К 30-м годам происходит некоторая стабилизация позиции Шестова. Она приводит к тому, что Шестов получает возможность затрачивать меньше энергии на операцию спасения. Правда, у него сонм врагов -- от Анаксимандра до Вл. Соловьева, однако борьба с ними ведется, как мы видели, по разработанному канону и не требует предельного напряжения. Сохранившаяся энергия ищет своего выхода, и направление этого выхода приобретает гуманистический оттенок.

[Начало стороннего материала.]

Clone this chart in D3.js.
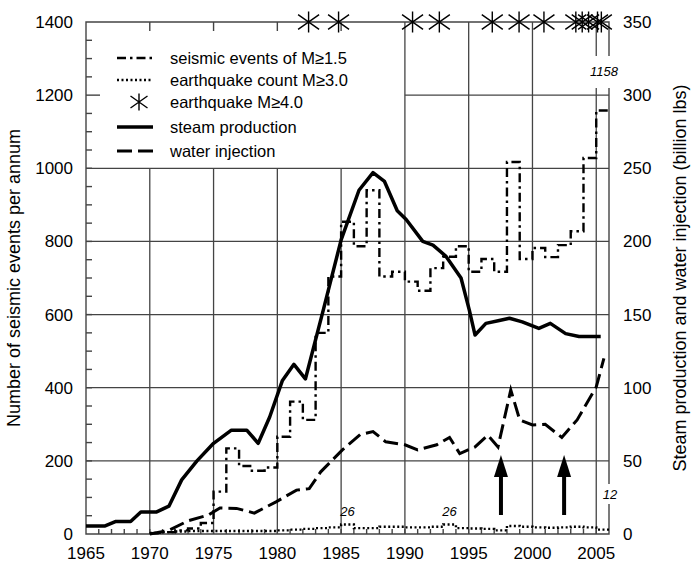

Шестов обрушивается на "закон противоречия": "Круглый квадрат или деревянное железо есть бессмыслица и стало быть есть невозможное, ибо такие сочетания понятий сделаны вопреки закону противоречия. А отравленный Сократ не есть бессмыслица и стало быть такое возможно, ибо на такое соединение понятий закон противоречий дал свое соизволение. Спрашивается: нельзя ли упросить или заставить закон противоречия изменить свои решения?.. Так, чтоб вышло, что отравленный Сократ -- есть бессмыслица и стало быть Сократа не отравили, а деревянное железо не есть бессмыслица и стало быть возможно, что где-нибудь деревянное железо и разыщется" (10, 268). Для Шестова "деревянное железо" куда более приемлемо, нежели уничтожение человека. Но "деревянным железом" Шестов не ограничивается. В идею "повторения" он незаметно вводит понятие справедливости, с которым его бог вступает в определенные отношения. У Шестова все складывается таким образом, что случаи "повторения" могут происходить только в плане замены несправедливого справедливым. Отмена сократовского отравления или возвращение Иову его детей в новой временной перспективе -- действия справедливые с точки зрения человеческого разума. Но ведь у Шестова бог определяется как абсолютный каприз. Почему же он тогда не сделает, скажем, бывшего Пушкина -- небывшим, удовлетворяя своей прихоти или мольбе завистливого графомана? Бог возвращает Иову детей (если принять шестовскую интерпретацию, опять-таки произвольную), сознавая несправедливость своего безжалостного испытания праведника. В своем произволе, утверждает Шестов, бог "не страшен, он благостен" (11, 290). Не ограничивается ли тем самым произвол бога? Наконец, Шестов предвкушает "обратное" воссоединение Киркегора с его бывшей невестой Региной Ольсен, на что С. Булгаков -- в некрологе, посвященном Шестову, где чувство старой дружбы соперничает с раздражением, рожденным у православного священника шестовской "ересью",-- заметил, что в желаниях возможен разнобой: "Может быть, Регина и не пожелает менять своего Шлегеля (мужа Р. Ольсен) на Киркегора".